# Pen kit equivalence/compatibility



## sprior (Aug 31, 2008)

So far the pen kits I've purchased were from Woodcraft and I've got a few Woodcraft bushings and their pen mandrel. The kits I've turned so far are the Wall Street II, Toni, American Slim, and multi tool pen kits. I've noticed very similar looking pens on the Packard, Craft Supplies, and Berea Hardwoods sites and assume there are fewer manufacturers than brands out there.

I can guess (but haven't verified) that the Wall Street II is the same as the Berea Sierra, Craft Supplies Sienna, and Packard Gatsby. What I don't know is which suppliers bushings are compatible with other manufacturers mandrel shafts - for example I know that Berea has 2 diameters for mandrel shafts and their multi tool pen kit requires the thicker mandrel shaft, but from Woodcraft the multi-tool pen kit uses the same mandrel shaft as all the other kits, but I assume I could use either companies kits for the bushings I have.

Obviously as a consumer I'd like to not be locked into any one companies kits and tools, though that's clearly their intent by being vague with the specs for things.

Has anyone started to compile a tools/bushings/kit compatibility/equivalence table somewhere?

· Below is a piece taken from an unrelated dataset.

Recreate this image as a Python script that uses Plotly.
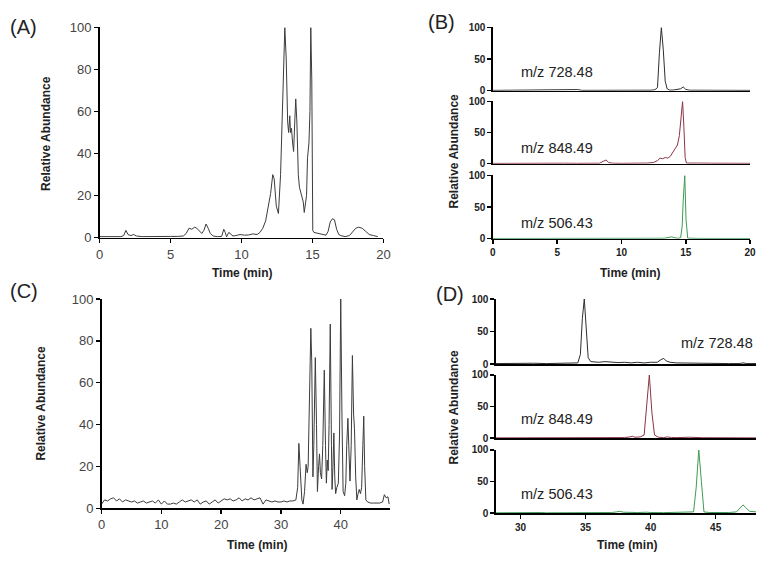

On a side note I'm not familiar with gold plating specs - which is better 10k or 24k gold plating?

Steve


----------



## sawdustfactory (Jan 30, 2011)

When you look at the instruction sheets for the pens (at least PSI and Craft Supplies), they show the diamter of the bushing. Or you could use a digital caliper and compare the bushings to the hardware.

Also remember that if you sand with the bushings in place, you'll eventually remove some material from them ( my original slimline bushings no longer match). I've gotten in the habit of turning close, sanding close and then checking final diameter with the calipers...makes for a perfect seamless fit.

Hope this helps.


----------



## wildwood (Jan 25, 2011)

The three main suppliers of kits are Berea Hardwoods, Craft Supplies and Penn State. Both Berea and Penn State have more than a couple resellers’. Some resellers carry a less expensive kit line too. Woodcraft and Rockler used to carry only Berea kits, not sure that is still true. 

Over at IAP there is a compatibility chart that is pretty up-to-date in their library.


----------



## sprior (Aug 31, 2008)

What's IAP?


----------



## wildwood (Jan 25, 2011)

http://www.penturners.org/forum/

See if link below answers any questions you might have. May be an updated version too.

http://content.penturners.org/articles/2009/bushingsandtubes.pdf


----------